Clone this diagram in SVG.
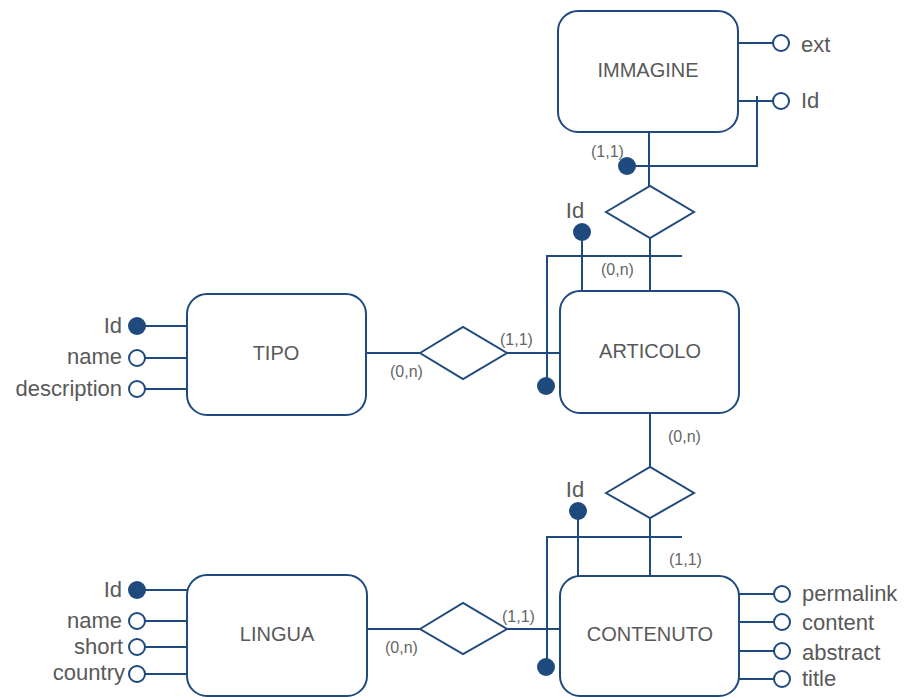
<svg xmlns="http://www.w3.org/2000/svg" width="906" height="697" viewBox="0 0 906 697">
  <style>
    .ent { fill: #ffffff; stroke: #1f4a7e; stroke-width: 2; }
    .rel { fill: #ffffff; stroke: #1f4a7e; stroke-width: 2; }
    .ln { fill: none; stroke: #1f4a7e; stroke-width: 2; }
    .key { fill: #1f4a7e; }
    .att { fill: #ffffff; stroke: #1f4a7e; stroke-width: 2; }
    .name { font-family: "Liberation Sans", Arial, sans-serif; font-size: 20px; fill: #595959; text-anchor: middle; }
    .lbl { font-family: "Liberation Sans", Arial, sans-serif; font-size: 22px; fill: #595959; }
    .card { font-family: "Liberation Sans", Arial, sans-serif; font-size: 16px; fill: #666666; }
    .r { text-anchor: end; }
  </style>
  <rect width="906" height="697" fill="#ffffff"/>

  <!-- connectors -->
  <g id="connectors">
    <!-- IMMAGINE - relationship - ARTICOLO -->
    <path class="ln" d="M649 132 V186"/>
    <path class="ln" d="M650 238 V291"/>
    <!-- IMMAGINE external identifier -->
    <path class="ln" d="M757 96 V166 H627"/>
    <!-- ARTICOLO identifier bar -->
    <path class="ln" d="M582 232 V291"/>
    <path class="ln" d="M682 256 H547 V386"/>
    <!-- TIPO - relationship - ARTICOLO -->
    <path class="ln" d="M366 353 H420"/>
    <path class="ln" d="M507 353 H560"/>
    <!-- ARTICOLO - relationship - CONTENUTO -->
    <path class="ln" d="M650 413 V467"/>
    <path class="ln" d="M650 518 V576"/>
    <!-- CONTENUTO identifier bar -->
    <path class="ln" d="M578 511 V576"/>
    <path class="ln" d="M682 537 H547 V667"/>
    <!-- LINGUA - relationship - CONTENUTO -->
    <path class="ln" d="M367 629 H420"/>
    <path class="ln" d="M507 629 H560"/>

    <circle class="key" cx="627" cy="166" r="9"/>
    <circle class="key" cx="582" cy="232" r="9"/>
    <circle class="key" cx="546" cy="386" r="9"/>
    <circle class="key" cx="578" cy="511" r="9"/>
    <circle class="key" cx="546" cy="667" r="9"/>

    <text class="card" x="591" y="157">(1,1)</text>
    <text class="card" x="601" y="275">(0,n)</text>
    <text class="card" x="500" y="345">(1,1)</text>
    <text class="card" x="390" y="377">(0,n)</text>
    <text class="card" x="668" y="442">(0,n)</text>
    <text class="card" x="669" y="565">(1,1)</text>
    <text class="card" x="502" y="622">(1,1)</text>
    <text class="card" x="385" y="653">(0,n)</text>

    <text class="lbl" x="575" y="218" text-anchor="middle">Id</text>
    <text class="lbl" x="575" y="497" text-anchor="middle">Id</text>
  </g>

  <!-- relationships -->
  <g id="rel-immagine-articolo">
    <polygon class="rel" points="606,212 650,186 694,212 650,238"/>
  </g>
  <g id="rel-tipo-articolo">
    <polygon class="rel" points="420,353 463,327 507,353 463,379"/>
  </g>
  <g id="rel-articolo-contenuto">
    <polygon class="rel" points="606,493 650,467 694,493 650,518"/>
  </g>
  <g id="rel-lingua-contenuto">
    <polygon class="rel" points="420,629 463,603 507,629 463,654"/>
  </g>

  <!-- IMMAGINE -->
  <g id="immagine">
    <rect class="ent" x="558" y="11" width="180" height="121" rx="20"/>
    <text class="name" x="648" y="77">IMMAGINE</text>
    <path class="ln" d="M738 43 H773 M738 101 H773"/>
    <circle class="att" cx="781" cy="43" r="8"/>
    <circle class="att" cx="781" cy="101" r="8"/>
    <text class="lbl" x="801" y="52">ext</text>
    <text class="lbl" x="801" y="108">Id</text>
  </g>

  <!-- ARTICOLO -->
  <g id="articolo">
    <rect class="ent" x="560" y="291" width="179" height="122" rx="20"/>
    <text class="name" x="650" y="358">ARTICOLO</text>
  </g>

  <!-- TIPO -->
  <g id="tipo">
    <rect class="ent" x="187" y="294" width="179" height="121" rx="20"/>
    <text class="name" x="276" y="360">TIPO</text>
    <path class="ln" d="M145 326 H187 M145 358 H187 M145 389 H187"/>
    <circle class="key" cx="137" cy="326" r="9"/>
    <circle class="att" cx="137" cy="358" r="8"/>
    <circle class="att" cx="137" cy="389" r="8"/>
    <text class="lbl r" x="122" y="333">Id</text>
    <text class="lbl r" x="122" y="364">name</text>
    <text class="lbl r" x="122" y="396">description</text>
  </g>

  <!-- CONTENUTO -->
  <g id="contenuto">
    <rect class="ent" x="560" y="576" width="179" height="120" rx="20"/>
    <text class="name" x="650" y="641">CONTENUTO</text>
    <path class="ln" d="M739 594 H774 M739 622 H774 M739 651 H774 M739 679 H774"/>
    <circle class="att" cx="782" cy="594" r="8"/>
    <circle class="att" cx="782" cy="622" r="8"/>
    <circle class="att" cx="782" cy="651" r="8"/>
    <circle class="att" cx="782" cy="679" r="8"/>
    <text class="lbl" x="802" y="601">permalink</text>
    <text class="lbl" x="802" y="630">content</text>
    <text class="lbl" x="802" y="660">abstract</text>
    <text class="lbl" x="802" y="686">title</text>
  </g>

  <!-- LINGUA -->
  <g id="lingua">
    <rect class="ent" x="187" y="575" width="180" height="121" rx="20"/>
    <text class="name" x="277" y="641">LINGUA</text>
    <path class="ln" d="M145 590 H187 M145 621 H187 M145 647 H187 M145 674 H187"/>
    <circle class="key" cx="137" cy="590" r="9"/>
    <circle class="att" cx="137" cy="621" r="8"/>
    <circle class="att" cx="137" cy="647" r="8"/>
    <circle class="att" cx="137" cy="674" r="8"/>
    <text class="lbl r" x="122" y="597">Id</text>
    <text class="lbl r" x="122" y="628">name</text>
    <text class="lbl r" x="123" y="654">short</text>
    <text class="lbl r" x="125" y="680">country</text>
  </g>
</svg>
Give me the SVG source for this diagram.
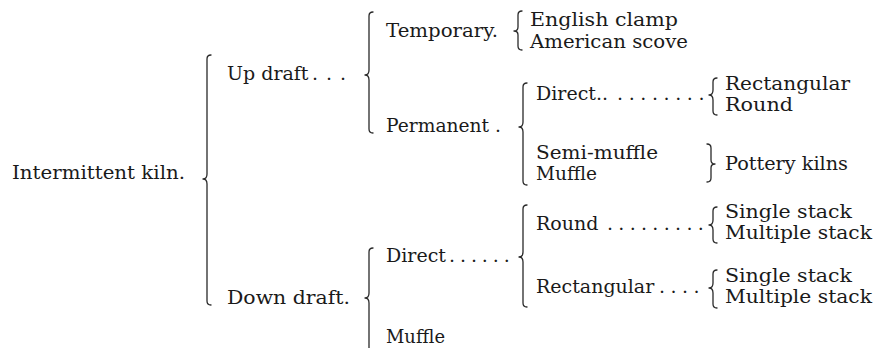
<svg xmlns="http://www.w3.org/2000/svg" width="878" height="348" viewBox="0 0 878 348">
<style>
text{font-family:"DejaVu Serif","Liberation Serif",serif;font-size:19px;fill:#1a1a1a}
.br{fill:none;stroke:#2a2a2a;stroke-width:1.3;stroke-linecap:round;stroke-linejoin:round}
</style>
<rect width="878" height="348" fill="#ffffff"/>
<g id="connectors">
<path class="br" d="M211 55 Q207 55 207 59 L207 174 Q207 179 203 179 Q207 179 207 184 L207 301 Q207 305 211 305"/>
<path class="br" d="M373 12 Q369 12 369 16 L369 70 Q369 75 365 75 Q369 75 369 80 L369 129 Q369 133 373 133"/>
<path class="br" d="M522 11 Q518 11 518 15 L518 27 Q518 31 514 31 Q518 31 518 35 L518 46 Q518 50 522 50"/>
<path class="br" d="M527 83 Q523 83 523 87 L523 122 Q523 127 519 127 Q523 127 523 132 L523 181 Q523 185 527 185"/>
<path class="br" d="M717 78 Q713 78 713 82 L713 90 Q713 95 709 95 Q713 95 713 100 L713 111 Q713 115 717 115"/>
<path class="br" d="M707 144 Q711 144 711 148 L711 160 Q711 164 715 164 Q711 164 711 168 L711 178 Q711 182 707 182"/>
<path class="br" d="M373 248 Q369 248 369 252 L369 293 Q369 298 365 298 Q369 298 369 303 L369 348"/>
<path class="br" d="M527 205 Q523 205 523 209 L523 252 Q523 257 519 257 Q523 257 523 262 L523 303 Q523 307 527 307"/>
<path class="br" d="M717 207 Q713 207 713 211 L713 220 Q713 225 709 225 Q713 225 713 230 L713 239 Q713 243 717 243"/>
<path class="br" d="M717 270 Q713 270 713 274 L713 283 Q713 288 709 288 Q713 288 713 293 L713 304 Q713 308 717 308"/>
</g>
<g id="n-intermittent"><text x="12" y="179" textLength="173" lengthAdjust="spacingAndGlyphs">Intermittent kiln.</text></g>
<g id="n-updraft"><text x="227" y="80">Up draft<tspan x="312" letter-spacing="8">...</tspan></text></g>
<g id="n-temporary"><text x="386" y="37" textLength="112" lengthAdjust="spacingAndGlyphs">Temporary.</text></g>
<g id="n-english"><text x="530" y="26" textLength="148" lengthAdjust="spacingAndGlyphs">English clamp</text></g>
<g id="n-american"><text x="530" y="48" textLength="158" lengthAdjust="spacingAndGlyphs">American scove</text></g>
<g id="n-permanent"><text x="386" y="132" textLength="115" lengthAdjust="spacingAndGlyphs">Permanent .</text></g>
<g id="n-up-direct"><text x="536" y="100">Direct..<tspan x="617" letter-spacing="5.6">........</tspan></text></g>
<g id="n-up-rect"><text x="725" y="90" textLength="125" lengthAdjust="spacingAndGlyphs">Rectangular</text></g>
<g id="n-up-round"><text x="725" y="111" textLength="68" lengthAdjust="spacingAndGlyphs">Round</text></g>
<g id="n-semimuffle"><text x="536" y="159" textLength="122" lengthAdjust="spacingAndGlyphs">Semi-muffle</text></g>
<g id="n-up-muffle"><text x="536" y="180" textLength="61" lengthAdjust="spacingAndGlyphs">Muffle</text></g>
<g id="n-pottery"><text x="725" y="170" textLength="123" lengthAdjust="spacingAndGlyphs">Pottery kilns</text></g>
<g id="n-downdraft"><text x="227" y="304" textLength="123" lengthAdjust="spacingAndGlyphs">Down draft.</text></g>
<g id="n-down-direct"><text x="386" y="262">Direct<tspan x="449" letter-spacing="4.9">......</tspan></text></g>
<g id="n-down-round"><text x="536" y="230">Round<tspan x="607" letter-spacing="5.3">.........</tspan></text></g>
<g id="n-round-single"><text x="725" y="218" textLength="127" lengthAdjust="spacingAndGlyphs">Single stack</text></g>
<g id="n-round-multiple"><text x="725" y="239" textLength="147" lengthAdjust="spacingAndGlyphs">Multiple stack</text></g>
<g id="n-down-rect"><text x="536" y="293">Rectangular<tspan x="659" letter-spacing="5.5">....</tspan></text></g>
<g id="n-rect-single"><text x="725" y="282" textLength="127" lengthAdjust="spacingAndGlyphs">Single stack</text></g>
<g id="n-rect-multiple"><text x="725" y="303" textLength="147" lengthAdjust="spacingAndGlyphs">Multiple stack</text></g>
<g id="n-down-muffle"><text x="386" y="343" textLength="59" lengthAdjust="spacingAndGlyphs">Muffle</text></g>
</svg>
———
■ Required task
Filter the entries above down to the lines containing the word "this".

■ Finished task
Clone this diagram in SVG.
Give me the SVG source for this diagram.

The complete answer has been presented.